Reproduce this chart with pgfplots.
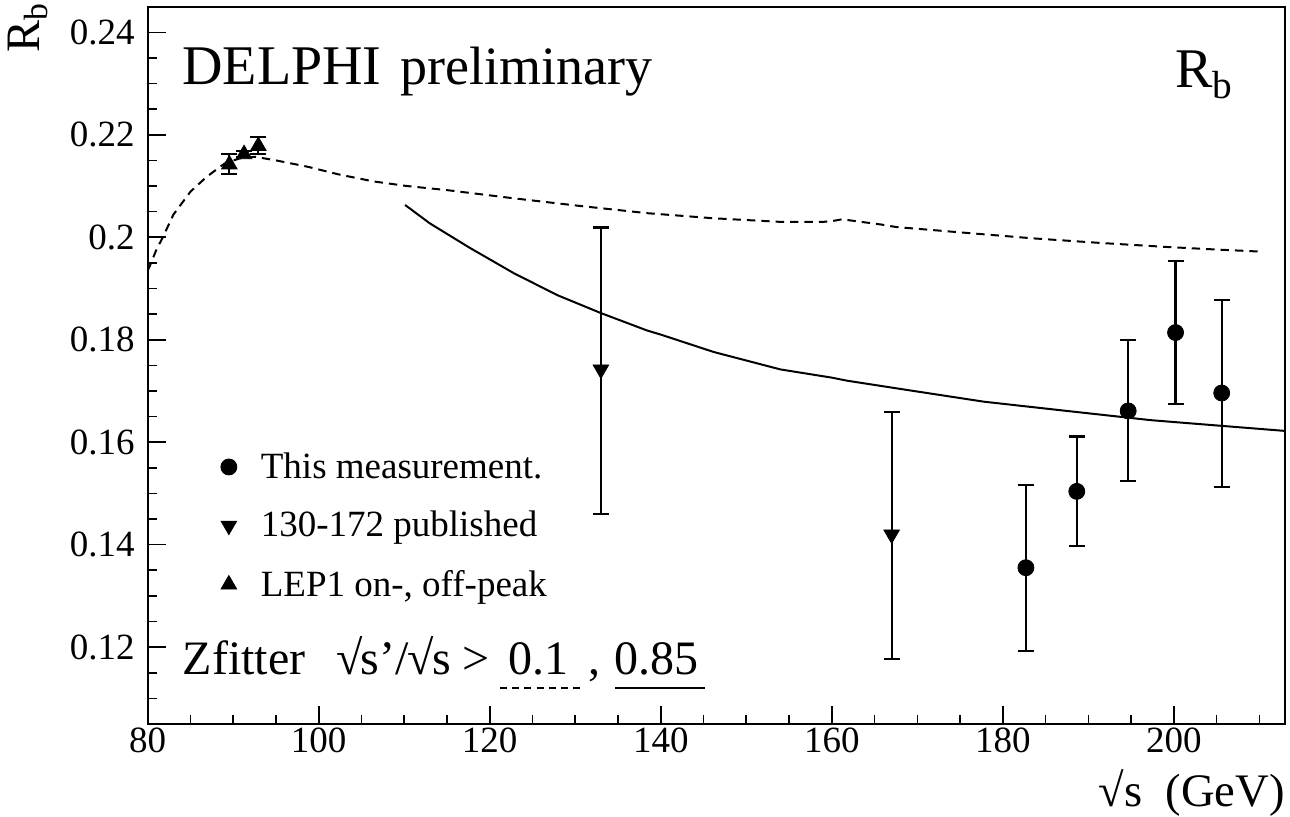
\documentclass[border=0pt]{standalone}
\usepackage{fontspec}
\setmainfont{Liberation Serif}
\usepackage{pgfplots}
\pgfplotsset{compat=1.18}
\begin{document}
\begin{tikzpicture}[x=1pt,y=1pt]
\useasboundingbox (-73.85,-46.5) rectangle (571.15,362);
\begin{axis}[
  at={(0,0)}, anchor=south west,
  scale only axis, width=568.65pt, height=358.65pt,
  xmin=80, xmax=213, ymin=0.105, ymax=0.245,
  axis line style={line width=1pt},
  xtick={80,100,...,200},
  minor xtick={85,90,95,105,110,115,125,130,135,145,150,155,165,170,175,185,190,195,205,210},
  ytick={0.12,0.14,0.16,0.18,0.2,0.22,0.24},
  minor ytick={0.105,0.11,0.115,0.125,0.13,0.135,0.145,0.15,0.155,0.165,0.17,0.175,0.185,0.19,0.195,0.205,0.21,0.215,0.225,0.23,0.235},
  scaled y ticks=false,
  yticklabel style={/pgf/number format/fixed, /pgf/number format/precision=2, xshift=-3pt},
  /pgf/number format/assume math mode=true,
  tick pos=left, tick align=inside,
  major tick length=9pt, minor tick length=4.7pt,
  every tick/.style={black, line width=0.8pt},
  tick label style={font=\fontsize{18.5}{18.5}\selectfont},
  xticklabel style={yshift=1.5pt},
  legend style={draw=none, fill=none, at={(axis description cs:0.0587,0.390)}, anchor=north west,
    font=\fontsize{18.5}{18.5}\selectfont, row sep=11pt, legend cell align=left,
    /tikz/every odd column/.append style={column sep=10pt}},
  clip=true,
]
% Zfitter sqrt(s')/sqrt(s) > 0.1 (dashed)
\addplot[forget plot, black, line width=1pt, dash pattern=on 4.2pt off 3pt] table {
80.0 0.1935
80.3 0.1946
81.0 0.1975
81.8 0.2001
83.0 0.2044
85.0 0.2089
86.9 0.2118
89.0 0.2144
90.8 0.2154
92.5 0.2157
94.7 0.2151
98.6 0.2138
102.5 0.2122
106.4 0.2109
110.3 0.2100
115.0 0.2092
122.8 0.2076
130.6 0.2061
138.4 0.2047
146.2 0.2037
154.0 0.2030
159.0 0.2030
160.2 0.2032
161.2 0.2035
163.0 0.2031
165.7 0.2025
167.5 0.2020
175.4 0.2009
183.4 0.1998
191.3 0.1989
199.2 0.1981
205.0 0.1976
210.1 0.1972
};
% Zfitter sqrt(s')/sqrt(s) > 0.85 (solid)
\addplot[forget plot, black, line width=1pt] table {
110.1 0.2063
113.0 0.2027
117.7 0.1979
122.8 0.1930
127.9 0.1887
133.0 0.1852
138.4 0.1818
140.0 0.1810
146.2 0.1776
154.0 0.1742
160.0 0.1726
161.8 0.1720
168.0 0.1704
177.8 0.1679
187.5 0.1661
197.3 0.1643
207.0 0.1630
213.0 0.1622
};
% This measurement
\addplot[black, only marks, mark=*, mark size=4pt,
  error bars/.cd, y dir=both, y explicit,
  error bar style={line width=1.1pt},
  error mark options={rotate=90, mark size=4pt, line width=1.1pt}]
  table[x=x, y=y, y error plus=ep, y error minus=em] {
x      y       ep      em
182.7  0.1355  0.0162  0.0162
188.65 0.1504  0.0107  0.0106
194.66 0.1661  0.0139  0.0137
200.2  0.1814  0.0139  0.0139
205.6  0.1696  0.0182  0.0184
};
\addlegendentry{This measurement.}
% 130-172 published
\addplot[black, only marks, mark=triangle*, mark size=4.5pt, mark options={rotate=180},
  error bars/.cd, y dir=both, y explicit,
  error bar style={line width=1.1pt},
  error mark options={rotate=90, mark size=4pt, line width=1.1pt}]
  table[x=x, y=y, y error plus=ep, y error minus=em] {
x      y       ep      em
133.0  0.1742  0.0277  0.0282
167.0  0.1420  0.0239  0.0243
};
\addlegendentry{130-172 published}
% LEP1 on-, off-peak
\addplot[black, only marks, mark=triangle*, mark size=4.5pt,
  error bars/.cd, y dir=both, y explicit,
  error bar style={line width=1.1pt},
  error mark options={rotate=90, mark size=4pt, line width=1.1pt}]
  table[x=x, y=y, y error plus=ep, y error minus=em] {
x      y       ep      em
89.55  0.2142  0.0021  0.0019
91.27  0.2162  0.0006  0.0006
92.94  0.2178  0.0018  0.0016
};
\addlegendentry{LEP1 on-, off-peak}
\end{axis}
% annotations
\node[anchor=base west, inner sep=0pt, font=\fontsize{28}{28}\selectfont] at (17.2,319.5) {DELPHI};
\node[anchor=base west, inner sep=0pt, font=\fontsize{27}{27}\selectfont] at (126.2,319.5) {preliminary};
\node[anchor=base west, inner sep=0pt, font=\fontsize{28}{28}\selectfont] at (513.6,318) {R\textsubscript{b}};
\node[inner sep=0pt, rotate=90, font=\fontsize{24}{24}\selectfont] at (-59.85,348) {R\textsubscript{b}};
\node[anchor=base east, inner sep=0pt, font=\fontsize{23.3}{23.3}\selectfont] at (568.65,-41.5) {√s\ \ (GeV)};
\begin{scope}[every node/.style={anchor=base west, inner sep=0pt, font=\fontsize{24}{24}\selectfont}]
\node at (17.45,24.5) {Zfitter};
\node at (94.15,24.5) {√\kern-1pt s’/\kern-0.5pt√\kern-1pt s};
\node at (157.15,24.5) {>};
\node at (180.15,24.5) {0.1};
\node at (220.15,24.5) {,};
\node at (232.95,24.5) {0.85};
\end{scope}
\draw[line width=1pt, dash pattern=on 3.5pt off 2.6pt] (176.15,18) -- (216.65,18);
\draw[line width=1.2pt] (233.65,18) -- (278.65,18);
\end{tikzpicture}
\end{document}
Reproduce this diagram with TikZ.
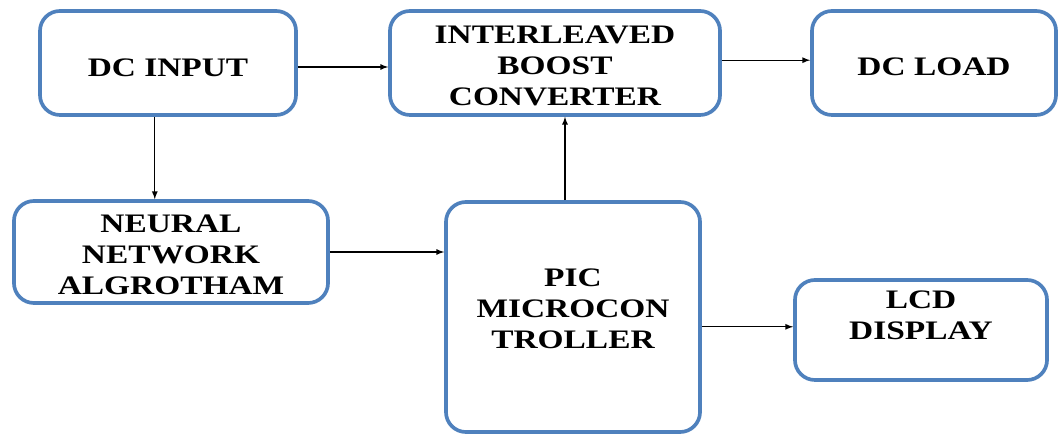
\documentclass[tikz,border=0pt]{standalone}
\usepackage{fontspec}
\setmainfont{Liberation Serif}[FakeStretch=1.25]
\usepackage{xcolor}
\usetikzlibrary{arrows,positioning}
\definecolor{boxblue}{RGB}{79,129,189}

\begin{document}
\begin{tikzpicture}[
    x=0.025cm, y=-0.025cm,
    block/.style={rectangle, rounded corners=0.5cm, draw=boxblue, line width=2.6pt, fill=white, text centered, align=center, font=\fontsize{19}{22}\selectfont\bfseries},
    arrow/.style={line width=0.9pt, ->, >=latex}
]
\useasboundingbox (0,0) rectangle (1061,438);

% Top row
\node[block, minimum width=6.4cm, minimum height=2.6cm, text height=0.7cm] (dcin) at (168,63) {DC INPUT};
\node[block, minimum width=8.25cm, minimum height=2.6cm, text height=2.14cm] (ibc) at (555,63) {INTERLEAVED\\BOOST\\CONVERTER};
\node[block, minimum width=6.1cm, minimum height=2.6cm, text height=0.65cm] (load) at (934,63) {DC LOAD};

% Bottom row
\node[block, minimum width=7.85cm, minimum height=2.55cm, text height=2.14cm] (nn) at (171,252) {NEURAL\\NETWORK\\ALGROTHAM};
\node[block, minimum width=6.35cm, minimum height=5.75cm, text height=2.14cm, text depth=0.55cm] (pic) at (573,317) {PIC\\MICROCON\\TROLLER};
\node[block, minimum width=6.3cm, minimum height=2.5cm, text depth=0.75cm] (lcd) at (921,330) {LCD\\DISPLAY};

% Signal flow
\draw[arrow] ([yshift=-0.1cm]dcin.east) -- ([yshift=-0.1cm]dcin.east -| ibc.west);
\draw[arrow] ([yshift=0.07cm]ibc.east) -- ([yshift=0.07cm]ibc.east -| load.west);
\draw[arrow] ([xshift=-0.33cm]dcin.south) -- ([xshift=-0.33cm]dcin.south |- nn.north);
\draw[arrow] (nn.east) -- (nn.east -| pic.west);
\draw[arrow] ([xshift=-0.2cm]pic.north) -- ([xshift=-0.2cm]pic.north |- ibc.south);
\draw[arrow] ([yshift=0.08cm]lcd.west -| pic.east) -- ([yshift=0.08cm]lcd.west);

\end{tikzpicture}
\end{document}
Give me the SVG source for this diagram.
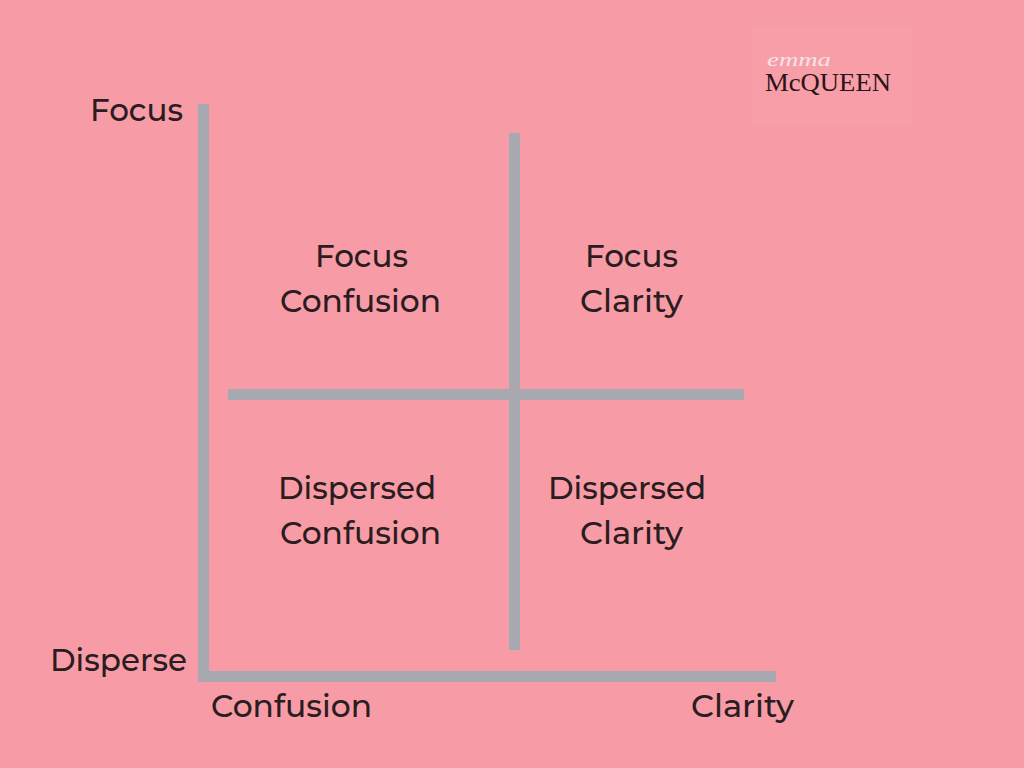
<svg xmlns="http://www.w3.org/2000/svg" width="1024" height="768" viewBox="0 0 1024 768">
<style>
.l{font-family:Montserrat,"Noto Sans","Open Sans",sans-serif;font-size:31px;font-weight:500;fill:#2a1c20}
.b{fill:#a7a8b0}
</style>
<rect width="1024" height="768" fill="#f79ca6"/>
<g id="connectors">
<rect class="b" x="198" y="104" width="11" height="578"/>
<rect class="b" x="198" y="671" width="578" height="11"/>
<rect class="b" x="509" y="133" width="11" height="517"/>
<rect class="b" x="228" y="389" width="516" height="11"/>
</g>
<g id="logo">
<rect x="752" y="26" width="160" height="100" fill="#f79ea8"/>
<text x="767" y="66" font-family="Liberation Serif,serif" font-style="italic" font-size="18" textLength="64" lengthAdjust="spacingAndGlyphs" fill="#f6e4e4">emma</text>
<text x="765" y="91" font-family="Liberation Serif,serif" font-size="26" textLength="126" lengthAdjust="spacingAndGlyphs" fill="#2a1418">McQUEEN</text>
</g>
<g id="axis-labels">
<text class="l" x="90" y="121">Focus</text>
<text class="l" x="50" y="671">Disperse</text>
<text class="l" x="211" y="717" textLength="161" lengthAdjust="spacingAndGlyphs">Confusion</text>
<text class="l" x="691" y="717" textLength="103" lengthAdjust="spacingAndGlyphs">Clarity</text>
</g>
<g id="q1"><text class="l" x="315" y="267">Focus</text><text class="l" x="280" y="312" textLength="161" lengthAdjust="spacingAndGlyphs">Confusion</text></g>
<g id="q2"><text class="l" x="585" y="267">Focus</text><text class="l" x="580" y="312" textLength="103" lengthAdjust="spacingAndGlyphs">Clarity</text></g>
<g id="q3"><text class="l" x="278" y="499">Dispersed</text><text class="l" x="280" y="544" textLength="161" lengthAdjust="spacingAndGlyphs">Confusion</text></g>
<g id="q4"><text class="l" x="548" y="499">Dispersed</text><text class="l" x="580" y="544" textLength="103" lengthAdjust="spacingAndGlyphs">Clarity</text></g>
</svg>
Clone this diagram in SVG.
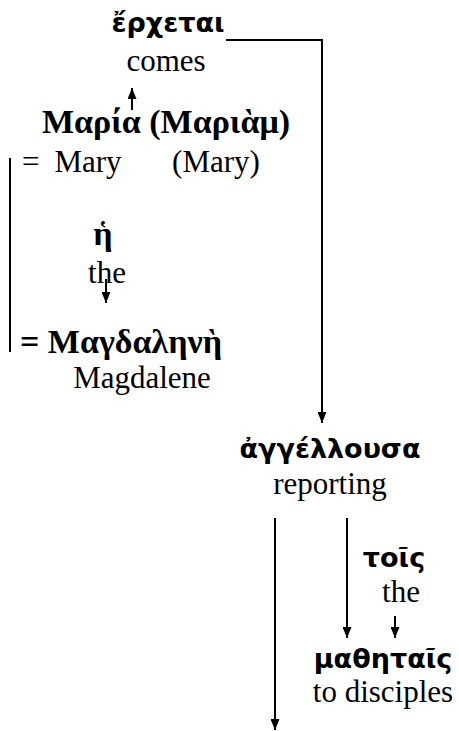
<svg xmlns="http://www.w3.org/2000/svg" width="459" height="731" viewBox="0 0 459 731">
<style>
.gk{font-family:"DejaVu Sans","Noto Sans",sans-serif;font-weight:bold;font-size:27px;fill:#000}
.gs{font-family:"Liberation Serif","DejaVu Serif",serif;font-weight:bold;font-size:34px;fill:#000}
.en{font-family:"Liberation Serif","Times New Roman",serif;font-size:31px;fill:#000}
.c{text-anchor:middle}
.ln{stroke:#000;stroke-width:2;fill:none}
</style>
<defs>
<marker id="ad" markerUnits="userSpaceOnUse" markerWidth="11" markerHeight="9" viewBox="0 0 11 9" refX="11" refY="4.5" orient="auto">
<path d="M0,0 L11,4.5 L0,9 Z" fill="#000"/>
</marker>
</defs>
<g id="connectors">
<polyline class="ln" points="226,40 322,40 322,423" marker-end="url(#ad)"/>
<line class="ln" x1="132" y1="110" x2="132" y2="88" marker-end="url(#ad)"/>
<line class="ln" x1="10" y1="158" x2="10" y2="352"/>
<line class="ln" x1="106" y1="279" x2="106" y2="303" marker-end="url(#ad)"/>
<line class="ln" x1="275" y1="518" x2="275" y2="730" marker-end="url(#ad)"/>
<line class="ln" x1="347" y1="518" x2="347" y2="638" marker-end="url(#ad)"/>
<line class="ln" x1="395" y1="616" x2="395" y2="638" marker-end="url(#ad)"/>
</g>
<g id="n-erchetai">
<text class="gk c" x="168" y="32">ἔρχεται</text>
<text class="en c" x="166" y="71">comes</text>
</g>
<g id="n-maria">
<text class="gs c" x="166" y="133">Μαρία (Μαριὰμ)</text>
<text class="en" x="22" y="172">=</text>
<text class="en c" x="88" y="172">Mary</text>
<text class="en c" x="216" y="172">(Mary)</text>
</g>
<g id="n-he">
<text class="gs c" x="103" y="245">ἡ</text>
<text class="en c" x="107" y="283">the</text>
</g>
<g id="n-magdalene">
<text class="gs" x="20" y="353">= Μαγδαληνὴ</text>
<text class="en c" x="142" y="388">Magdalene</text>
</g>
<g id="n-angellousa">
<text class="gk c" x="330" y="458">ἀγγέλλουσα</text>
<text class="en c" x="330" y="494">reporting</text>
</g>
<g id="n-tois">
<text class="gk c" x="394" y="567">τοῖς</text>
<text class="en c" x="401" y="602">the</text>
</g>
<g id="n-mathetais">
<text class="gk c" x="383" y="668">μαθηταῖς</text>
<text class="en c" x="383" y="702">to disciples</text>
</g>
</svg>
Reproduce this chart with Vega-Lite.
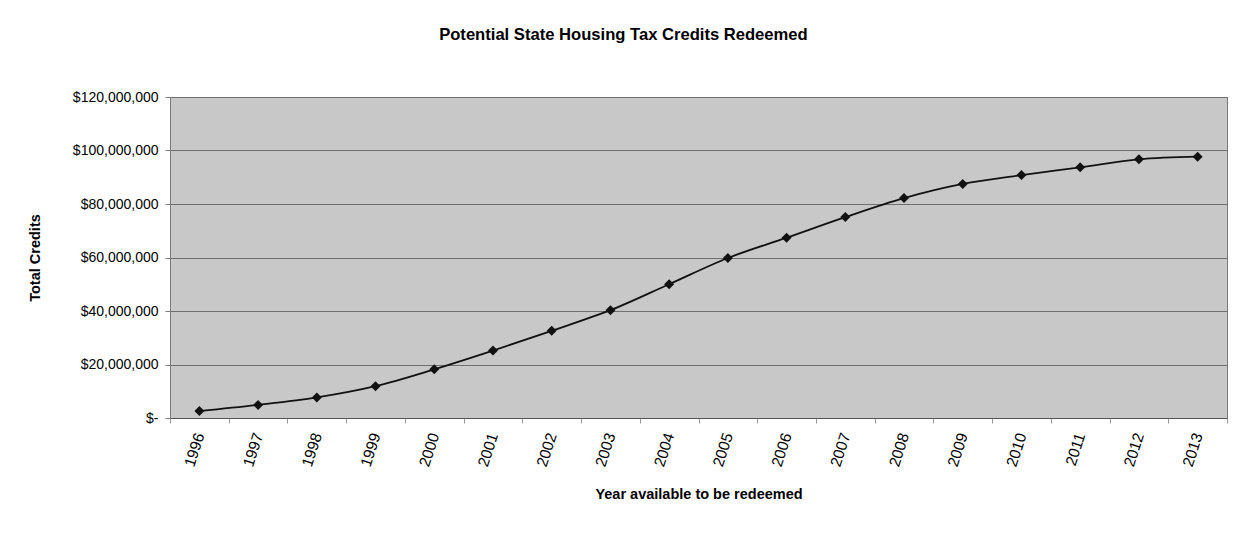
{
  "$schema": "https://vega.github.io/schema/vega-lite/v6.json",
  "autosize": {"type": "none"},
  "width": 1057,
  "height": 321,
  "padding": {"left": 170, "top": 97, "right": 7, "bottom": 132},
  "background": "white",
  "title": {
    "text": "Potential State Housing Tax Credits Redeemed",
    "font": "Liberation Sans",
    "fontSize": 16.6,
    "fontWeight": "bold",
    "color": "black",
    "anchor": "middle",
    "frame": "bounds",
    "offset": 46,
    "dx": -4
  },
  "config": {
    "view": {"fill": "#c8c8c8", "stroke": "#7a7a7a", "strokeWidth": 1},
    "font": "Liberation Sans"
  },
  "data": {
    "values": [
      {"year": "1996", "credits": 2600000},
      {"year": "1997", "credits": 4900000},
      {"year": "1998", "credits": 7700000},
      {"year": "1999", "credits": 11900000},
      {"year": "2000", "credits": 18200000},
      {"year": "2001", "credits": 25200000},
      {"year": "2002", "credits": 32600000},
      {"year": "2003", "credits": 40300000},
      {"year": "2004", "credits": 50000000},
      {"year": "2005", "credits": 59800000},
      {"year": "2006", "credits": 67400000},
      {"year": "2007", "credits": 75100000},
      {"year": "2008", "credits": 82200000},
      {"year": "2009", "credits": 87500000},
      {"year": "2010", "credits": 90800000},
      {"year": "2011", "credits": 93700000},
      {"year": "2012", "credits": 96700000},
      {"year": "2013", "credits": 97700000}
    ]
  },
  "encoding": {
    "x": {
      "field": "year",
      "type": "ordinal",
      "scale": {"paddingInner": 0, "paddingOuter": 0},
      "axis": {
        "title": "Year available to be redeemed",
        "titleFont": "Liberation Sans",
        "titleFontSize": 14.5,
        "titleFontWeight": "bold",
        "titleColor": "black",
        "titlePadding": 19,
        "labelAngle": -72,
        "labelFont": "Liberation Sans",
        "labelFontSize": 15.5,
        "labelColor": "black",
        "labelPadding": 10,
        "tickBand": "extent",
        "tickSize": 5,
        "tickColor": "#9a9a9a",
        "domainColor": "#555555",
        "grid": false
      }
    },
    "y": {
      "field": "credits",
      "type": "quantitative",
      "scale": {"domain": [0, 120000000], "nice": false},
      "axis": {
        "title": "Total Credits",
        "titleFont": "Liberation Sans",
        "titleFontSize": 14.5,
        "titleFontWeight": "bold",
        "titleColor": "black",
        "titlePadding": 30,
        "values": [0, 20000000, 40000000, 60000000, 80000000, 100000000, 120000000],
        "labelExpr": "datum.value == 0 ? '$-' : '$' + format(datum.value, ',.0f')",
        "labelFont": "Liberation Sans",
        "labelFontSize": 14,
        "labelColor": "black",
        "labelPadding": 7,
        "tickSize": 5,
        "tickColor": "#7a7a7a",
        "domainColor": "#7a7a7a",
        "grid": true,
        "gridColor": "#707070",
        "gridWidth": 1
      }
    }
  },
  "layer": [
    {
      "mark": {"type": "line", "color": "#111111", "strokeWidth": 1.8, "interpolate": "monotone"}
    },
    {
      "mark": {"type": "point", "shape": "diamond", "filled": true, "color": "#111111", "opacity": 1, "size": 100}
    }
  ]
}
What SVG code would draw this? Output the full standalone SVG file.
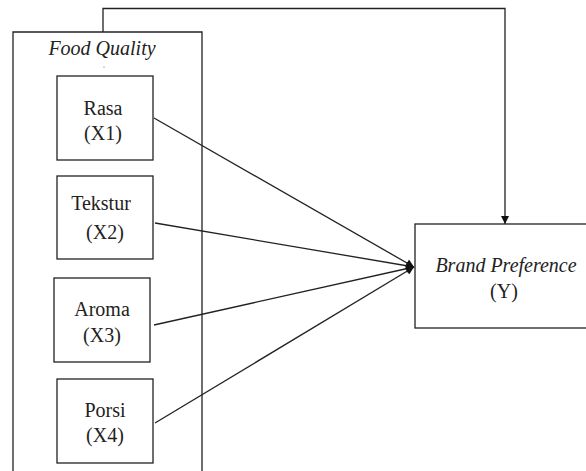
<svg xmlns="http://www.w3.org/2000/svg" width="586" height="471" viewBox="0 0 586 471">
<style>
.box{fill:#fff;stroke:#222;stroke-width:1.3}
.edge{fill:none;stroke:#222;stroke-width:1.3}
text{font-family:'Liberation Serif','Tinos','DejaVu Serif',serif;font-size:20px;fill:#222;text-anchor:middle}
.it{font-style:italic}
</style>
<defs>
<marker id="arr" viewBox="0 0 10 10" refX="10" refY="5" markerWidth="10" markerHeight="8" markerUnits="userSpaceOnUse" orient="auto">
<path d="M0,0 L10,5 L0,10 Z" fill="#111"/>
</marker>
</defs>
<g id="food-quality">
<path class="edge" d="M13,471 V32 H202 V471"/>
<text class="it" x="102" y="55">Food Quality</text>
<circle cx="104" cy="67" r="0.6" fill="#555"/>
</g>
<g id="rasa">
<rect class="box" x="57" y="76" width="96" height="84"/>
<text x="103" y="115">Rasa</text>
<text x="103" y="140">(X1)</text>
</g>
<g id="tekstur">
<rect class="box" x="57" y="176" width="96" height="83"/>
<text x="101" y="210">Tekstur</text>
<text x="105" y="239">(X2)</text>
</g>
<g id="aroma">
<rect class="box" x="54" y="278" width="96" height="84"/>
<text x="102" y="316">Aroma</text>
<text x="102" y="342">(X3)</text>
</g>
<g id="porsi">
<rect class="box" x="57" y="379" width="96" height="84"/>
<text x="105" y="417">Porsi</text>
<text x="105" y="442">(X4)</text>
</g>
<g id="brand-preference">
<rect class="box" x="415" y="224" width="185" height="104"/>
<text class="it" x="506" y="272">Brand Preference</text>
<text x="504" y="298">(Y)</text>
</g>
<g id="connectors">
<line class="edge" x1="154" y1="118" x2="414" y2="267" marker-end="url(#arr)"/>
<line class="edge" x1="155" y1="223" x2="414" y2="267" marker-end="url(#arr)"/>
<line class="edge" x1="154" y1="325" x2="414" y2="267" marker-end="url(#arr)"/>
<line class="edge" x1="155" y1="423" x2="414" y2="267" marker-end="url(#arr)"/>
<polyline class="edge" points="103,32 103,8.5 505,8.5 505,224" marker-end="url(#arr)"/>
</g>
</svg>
● ● ● ●
== EXERCISE INSTRUCTIONS ==
Leave the pictures out, then copy word for word only the lines from the one containing "Reproduce this diagram with TikZ." through the one containing "(0,0) rectangle (1061,438);", both included.

== COMPLETE OUTPUT ==
Reproduce this diagram with TikZ.
\documentclass[tikz,border=0pt]{standalone}
\usepackage{fontspec}
\setmainfont{Liberation Serif}[FakeStretch=1.25]
\usepackage{xcolor}
\usetikzlibrary{arrows,positioning}
\definecolor{boxblue}{RGB}{79,129,189}

\begin{document}
\begin{tikzpicture}[
    x=0.025cm, y=-0.025cm,
    block/.style={rectangle, rounded corners=0.5cm, draw=boxblue, line width=2.6pt, fill=white, text centered, align=center, font=\fontsize{19}{22}\selectfont\bfseries},
    arrow/.style={line width=0.9pt, ->, >=latex}
]
\useasboundingbox (0,0) rectangle (1061,438);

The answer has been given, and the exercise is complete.